También aparece ante nosotros cuando encontramos afirmaciones como aquella que señala que “Kant no sudaba nunca” o su afición a los pájaros. También podemos sonreír al intentar imaginar el curioso artilugio que inventó para mantener las medias en su sitio sin necesidad de usar ligas, la forma como se arropaba antes de dormir o su propia consciencia de su fin, cuando le dijo a sus alumnos: “Caballeros, soy viejo, débil y pueril, y deben ustedes tratarme como a un niño”, que fue una de las razones por las que empezó a llevar apuntes de sus conversaciones con sus visitantes, para no repetirse.
Otra de las anécdotas reveladoras sobre el carácter de Kant tiene que ver con su trato con el que fue su criado: Lampe. Se había vuelto descuidado en la atención a Kant, por lo que el filósofo se vio obligado a despedirlo; sin embargo, cuando Lampe le pidió una referencia, Kant se encontró en un dilema: ¿cómo darle una referencia a alguien que no había cumplido su deber? En este caso, Kant prefirió limitarse a señalar que Lampe había sido un buen criado, pero que no tenía las cualidades para atender a una persona mayor como él.
Celebramos 300 años del nacimiento de Immanuel Kant (Königsberg, 2 de abril de 1724), pero no solo del filósofo sino también de esa persona que fue y a la que, entre otras cosas, “le gustaba pensar en su cumpleaños” al punto de que celebró sus 80 años unos días antes de cumplirlos, ese cumpleaños “que no habría de ver”, ya que murió el 22 de febrero de 1804.
Notas
1 Departamento de filosofía. Universidad Simón Bolívar
2 El doctor Raymond Mar, del Departamento de Psicología de la Universidad de York, en Canadá, realizó un estudio sobre la actividad cerebral y la lectura.

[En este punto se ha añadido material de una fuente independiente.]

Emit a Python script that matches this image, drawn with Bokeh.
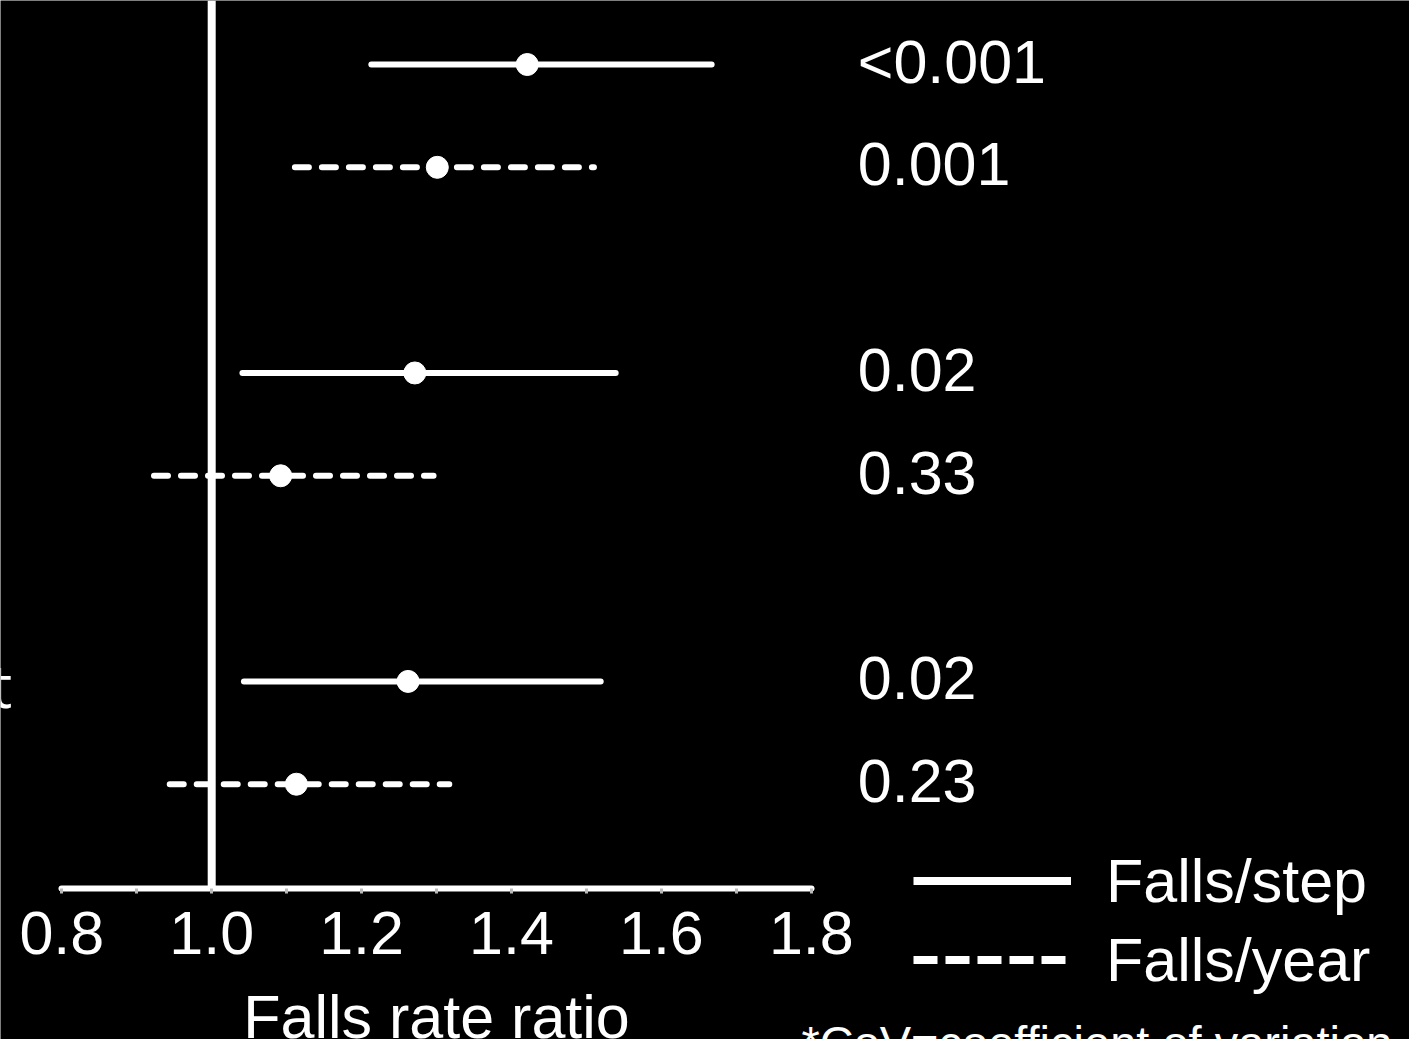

Concluyó que nuestro cerebro tiene dificultades para diferenciar la experiencia leída de la experiencia vivida, esto quiere decir, que cuando leemos algo, en nuestro cerebro se activan las mismas zonas que se activan al experimentar alguna cosa, esto es lo que nos lleva a que establezcamos relaciones tan estrechas con los personajes literarios.